Post a new comment on this article

More on the poor fit of random typing

Posted by rferrericancho on 15 Mar 2010 at 16:24 GMT

You can have more visual evidence of the poor fit of random typing ("random texts") to real texts from the perspective of the frequency histogram. In a frequency histogram, you have frequency on the x-axis and number of words with that frequency on the y-axis. Have a look to Figure 1 of the article:

Ferrer-i-Cancho, R. & Gavaldà, R. (2009). The frequency spectrum of finite samples from the intermittent silence process. Journal of the American Society for Information Science and Technology 60 (4), 837-843.

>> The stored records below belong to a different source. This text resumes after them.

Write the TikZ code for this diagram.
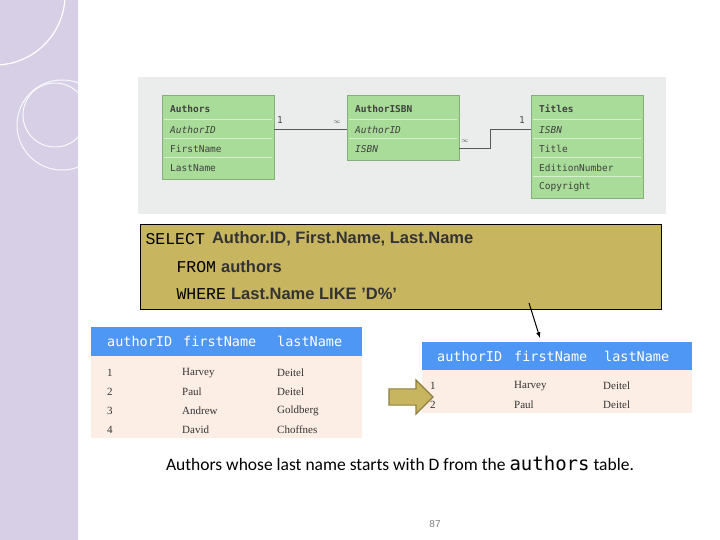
\documentclass[tikz,border=0pt]{standalone}
\usepackage{fontspec}
\setmainfont{Liberation Serif}
\setsansfont{Liberation Sans}
\setmonofont{DejaVu Sans Mono}
\newfontfamily\capfont{Carlito}
\newfontfamily\courfont{Liberation Mono}
\usetikzlibrary{positioning,shapes.arrows}
\definecolor{erbg}{HTML}{EBEDED}
\definecolor{ergreen}{HTML}{A8DC98}
\definecolor{erline}{HTML}{D8F0D0}
\definecolor{sqlbg}{HTML}{C8B560}
\definecolor{hdblue}{HTML}{4F97F5}
\definecolor{rowbg}{HTML}{FDEEE5}
\definecolor{band}{HTML}{D6CFE6}
\tikzset{
  entity/.style={fill=ergreen, draw=ergreen!80!black, line width=.3pt},
  fld/.style={anchor=west, inner sep=0pt, font=\ttfamily\fontsize{9.5}{10}\selectfont, text=black!75},
  fldb/.style={fld, font=\ttfamily\bfseries\fontsize{9.5}{10}\selectfont},
  fldi/.style={fld, font=\ttfamily\itshape\fontsize{9.5}{10}\selectfont},
  sqlkw/.style={anchor=west, font=\courfont\fontsize{16.5}{18}\selectfont},
  sqltxt/.style={anchor=west, font=\sffamily\bfseries\fontsize{16.5}{18}\selectfont, text=black!80},
  colhd/.style={anchor=west, inner sep=0pt, font=\ttfamily\fontsize{13.5}{15}\selectfont, text=white},
  cell/.style={anchor=west, inner sep=0pt, font=\rmfamily\fontsize{11}{12}\selectfont, text=black!80}
}
\begin{document}
\begin{tikzpicture}[x=1pt,y=-1pt]
\useasboundingbox (0,0) rectangle (720,540);
\fill[white] (0,0) rectangle (720,540);
% side band
\fill[band] (0,0) rectangle (78,540);
\begin{scope}
  \clip (0,0) rectangle (78,540);
  \draw[white, line width=1.2pt] (-5,-5) circle (70);
  \draw[white!85!band, line width=1pt] (62,125) circle (45);
  \draw[white!85!band, line width=1pt] (55,115) circle (32);
\end{scope}
% ER diagram
\fill[erbg] (138,77) rectangle (666,214);
\foreach \x/\y/\h in {162/95/84, 347/95/65, 531/95/103}
  \draw[entity] (\x,\y) rectangle ++(112,\h);
\node[fldb] (auh) at (170,109) {Authors};
\node[fldb] (aih) at (355,109) {AuthorISBN};
\node[fldb] (tih) at (539,109) {Titles};
\foreach \x in {162,347,531}
  \foreach \y in {120,139}
    \draw[erline, line width=1pt] (\x+2,\y) -- (\x+110,\y);
\foreach \y in {158} \draw[erline, line width=1pt] (164,\y) -- (272,\y);
\foreach \y in {158,177} \draw[erline, line width=1pt] (533,\y) -- (641,\y);
\node[fldi] (au1) at (170,130) {AuthorID};
\node[fld] (au2) at (170,149) {FirstName};
\node[fld] (au3) at (170,168) {LastName};
\node[fldi] (ai1) at (355,130) {AuthorID};
\node[fldi] (ai2) at (355,149) {ISBN};
\node[fldi] (ti1) at (539,130) {ISBN};
\node[fld] (ti2) at (539,149) {Title};
\node[fld] (ti3) at (539,168) {EditionNumber};
\node[fld] (ti4) at (539,187) {Copyright};
\coordinate (c1) at (274,129);
\coordinate (c2) at (347,129);
\coordinate (c3) at (459,148);
\coordinate (c4) at (531,129);
\draw[black!65, line width=.6pt] (c1) -- (c2);
\draw[black!65, line width=.6pt] (c3) -| (490,129) -- (c4);
\node[font=\ttfamily\fontsize{9.5}{10}\selectfont, text=black!70] at (280,120) {1};
\node[font=\fontsize{6}{6}\selectfont, text=black!70] at (337,122) {$\infty$};
\node[font=\fontsize{6}{6}\selectfont, text=black!70] at (465,141) {$\infty$};
\node[font=\ttfamily\fontsize{9.5}{10}\selectfont, text=black!70] at (522,120) {1};
% SQL box
\draw[fill=sqlbg, line width=.6pt] (140,224) rectangle (661,309);
\node[sqlkw] (sel) at (142,239) {SELECT};
\node[sqltxt, right=0pt of sel] (selt) {Author.ID, First.Name, Last.Name};
\node[sqlkw] (frm) at (173,267) {FROM};
\node[sqltxt, right=-2pt of frm] (frmt) {authors};
\node[sqlkw] (whr) at (173,294) {WHERE};
\node[sqltxt, right=-2pt of whr] (whrt) {Last.Name LIKE 'D\%'};
\coordinate (ptr) at (529,303);
% left table
\fill[rowbg] (91,356) rectangle (362,438);
\fill[hdblue] (91,327) rectangle (362,356);
\node[colhd] (lh1) at (107,341) {authorID};
\node[colhd] (lh2) at (183,341) {firstName};
\node[colhd] (lh3) at (277,341) {lastName};
\foreach \i/\f/\l [count=\n] in {1/Harvey/Deitel,2/Paul/Deitel,3/Andrew/Goldberg,4/David/Choffnes}{
  \node[cell] at (107,354+19*\n) {\i};
  \node[cell] at (182,354+19*\n) {\f};
  \node[cell] at (277,354+19*\n) {\l};
}
% right table
\fill[rowbg] (422,370) rectangle (692,413);
\fill[hdblue] (422,342) rectangle (692,370);
\node[colhd] (rh) at (437,356) {authorID};
\node[colhd] at (514,356) {firstName};
\node[colhd] at (604,356) {lastName};
\foreach \i/\f/\l [count=\n] in {1/Harvey/Deitel,2/Paul/Deitel}{
  \node[cell] at (430,367+19*\n) {\i};
  \node[cell] at (514,367+19*\n) {\f};
  \node[cell] at (603,367+19*\n) {\l};
}
\coordinate (rtop) at (540,338);
\draw[-latex, line width=1pt] (ptr) -- (rtop);
% big arrow
\node[single arrow, fill=sqlbg, draw=sqlbg!70!black, line width=1.2pt,
  minimum height=44pt, minimum width=34pt, single arrow head extend=5pt,
  inner sep=4pt] (big) at (407,397) {};
% caption
\node[font=\capfont\fontsize{17.5}{20}\selectfont] (cap) at (400,463)
  {Authors whose last name starts with D from the \texttt{\fontsize{19}{21}\selectfont authors} table.};
\node[font=\sffamily\fontsize{10}{11}\selectfont, text=black!50] (pg) at (435,524) {87};
\end{tikzpicture}
\end{document}
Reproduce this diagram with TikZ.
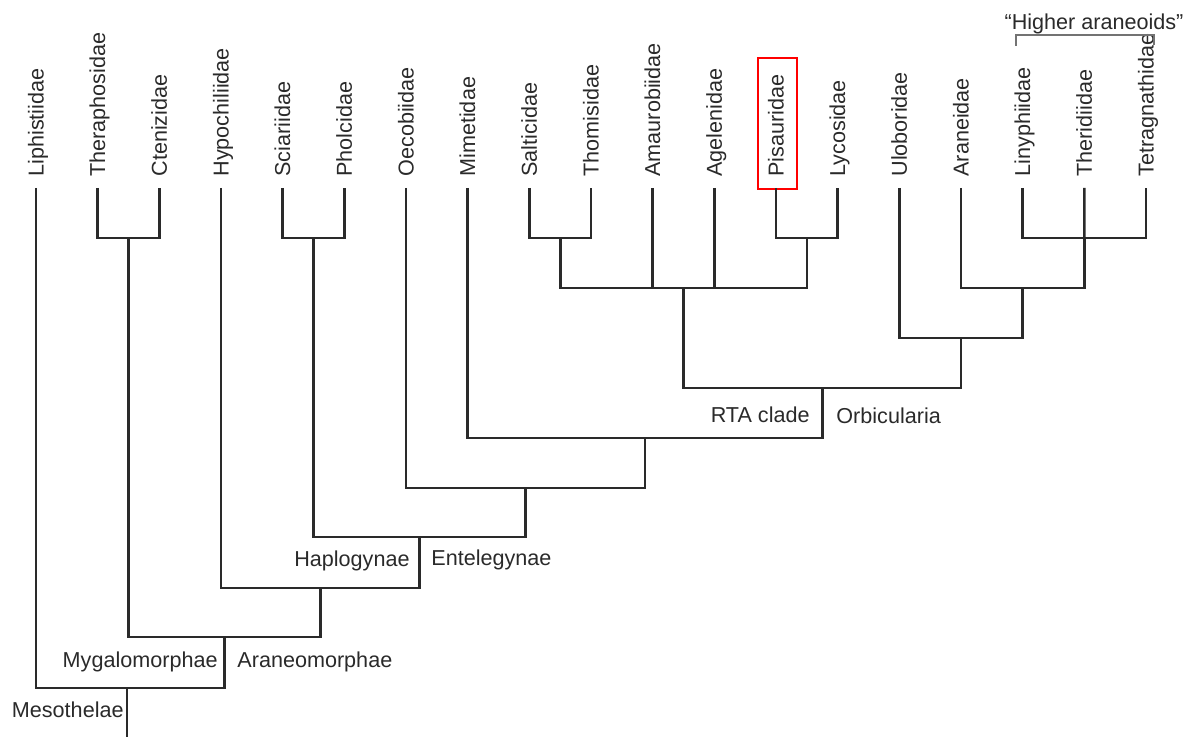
\documentclass[tikz,border=0pt]{standalone}
\usepackage{fontspec}
\setmainfont{Liberation Sans}
\usetikzlibrary{positioning,calc}
\definecolor{ink}{HTML}{2A2A2A}

\begin{document}
\begin{tikzpicture}[
    x=0.5pt, y=-0.5pt,
    every node/.style={font=\fontsize{10.8}{13}\selectfont, text=ink},
    taxon/.style={rotate=90, anchor=west, inner sep=0pt, text height=0.95em, text depth=0.2em},
    clade/.style={inner sep=0pt},
    branch/.style={draw=ink, line width=1.3pt},
    bracket/.style={draw=black!55, line width=0.65pt},
    hilite/.style={draw=red, line width=1pt, minimum width=19.5pt, minimum height=65.5pt},
]
    \useasboundingbox (0,0) rectangle (1195,737);

    % Taxa
    \foreach \name/\lab [count=\i from 0] in {liph/Liphistiidae, ther/Theraphosidae, cten/Ctenizidae,
        hypo/Hypochiliidae, scia/Sciariidae, phol/Pholcidae, oeco/Oecobiidae, mime/Mimetidae,
        salt/Salticidae, thom/Thomisidae, amau/Amaurobiidae, agel/Agelenidae, pisa/Pisauridae,
        lyco/Lycosidae, ulob/Uloboridae, aran/Araneidae, liny/Linyphiidae, theri/Theridiidae,
        tetr/Tetragnathidae} {
        \node[taxon] (\name) at ({36+61.67*\i},177) {\lab};
        \coordinate (\name-t) at ({36+61.67*\i},188);
    }

    % Highlight
    \node[hilite] (pisabox) at (777.5,123.5) {};

    % Internal nodes
    \coordinate (mygn) at (128.5,238);
    \coordinate (haplon) at (313.5,238);
    \coordinate (stn) at (560.2,238);
    \coordinate (pln) at (806.8,238);
    \coordinate (hara) at (1084.3,238);
    \coordinate (rta) at (683.5,288);
    \coordinate (arnd) at (1022.7,288);
    \coordinate (orb) at (961,338);
    \coordinate (rtaorb) at (822.2,388);
    \coordinate (mimn) at (645,438);
    \coordinate (oecn) at (525.5,488);
    \coordinate (ente) at (419.5,537);
    \coordinate (arneo) at (320.2,588);
    \coordinate (opis) at (224.4,637);
    \coordinate (root) at (127,688);
    \coordinate (base) at (127,737);

    % Branches
    \draw[branch] (root) -- (base);
    \draw[branch] (liph-t) |- (root) -| (opis);
    \draw[branch] (mygn) |- (opis) -| (arneo);
    \draw[branch] (ther-t) |- (mygn) -| (cten-t);
    \draw[branch] (hypo-t) |- (arneo) -| (ente);
    \draw[branch] (haplon) |- (ente) -| (oecn);
    \draw[branch] (scia-t) |- (haplon) -| (phol-t);
    \draw[branch] (oeco-t) |- (oecn) -| (mimn);
    \draw[branch] (mime-t) |- (mimn) -| (rtaorb);
    \draw[branch] (rta) |- (rtaorb) -| (orb);
    \draw[branch] (stn) |- (rta) -| (pln);
    \draw[branch] (amau-t) |- (rta);
    \draw[branch] (agel-t) |- (rta);
    \draw[branch] (salt-t) |- (stn) -| (thom-t);
    \draw[branch] (pisa-t) |- (pln) -| (lyco-t);
    \draw[branch] (ulob-t) |- (orb) -| (arnd);
    \draw[branch] (aran-t) |- (arnd) -| (hara);
    \draw[branch] (liny-t) |- (hara) -| (tetr-t);
    \draw[branch] (theri-t) -- (hara);

    % Clade labels
    \node[clade, anchor=base east] (meso) at (124,718) {Mesothelae};
    \node[clade, anchor=base east] (myga) at (218,668) {Mygalomorphae};
    \node[clade, anchor=base west] (arnm) at (237,668) {Araneomorphae};
    \node[clade, anchor=base east] (hapl) at (410,567) {Haplogynae};
    \node[clade, anchor=base west] (entl) at (431,566) {Entelegynae};
    \node[clade, anchor=base east] (rtal) at (810,423) {RTA clade};
    \node[clade, anchor=base west] (orbl) at (836,424) {Orbicularia};

    % Higher araneoids
    \node[clade, anchor=base] (hatext) at (1094,30) {“Higher araneoids”};
    \coordinate (hal) at (1016,46);
    \coordinate (har) at (1154,45);
    \draw[bracket] (hal) -- ++(0,-11) -| (har);
\end{tikzpicture}
\end{document}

There you can see the expected frequency histogram of a random typing with parameters that Miller & Chomsky (1963) argued to give a good fit to actual word frequencies. Although the frequency histogram of actual texts is known to conform (approximately) to a straight line in double logarithmic scale (Zipf 1949), the expected frequency histogram of random typing clearly does not. Pay special attention to the humps and the gaps between them. There is no "power-law" in Figure 1.

Notice that, in a rank histogram, frequency cannot increase as the rank increases but in a frequency histogram, the number of words with a certain frequency can a priori decrease or increase freely. The frequency histogram allows for humps and gaps and thus behaves like an amplifier of the profound differences between random typing and real texts at the level of word frequencies.

No competing interests declared.

RE: More on the poor fit of random typing

allegrip replied to rferrericancho on 08 Sep 2010 at 12:42 GMT

Dear Ramon,
I think that this comment is even more compelling than the paper.
In fact random text (as they are defined by Wentian Li, as monkeys
in font of a typewriter) do in fact possess a probability as the limit of
their relative frequency of occurrence.

What is clear from quantitative studies of texts is that this limit
does not in fact exist, and what Zipf's law is telling us is that the
only probability density that can be defined is the probability of
relative frequencies [Montemurro].

In this space the r(f) inverse power laws of natural and random
languages have a completely different origin, the latter
due to a weak convergence to a Renyi (people call it Tsallis')
density, due to a inhomogeneous sum of normal functions, with,
in this case, a hierarchical structure (hence the holes).

I have always argued that the inverse-power law in the case
of natural text is due to the generalized central limit theorem.
Really a different story.

Paolo Allegrini

No competing interests declared.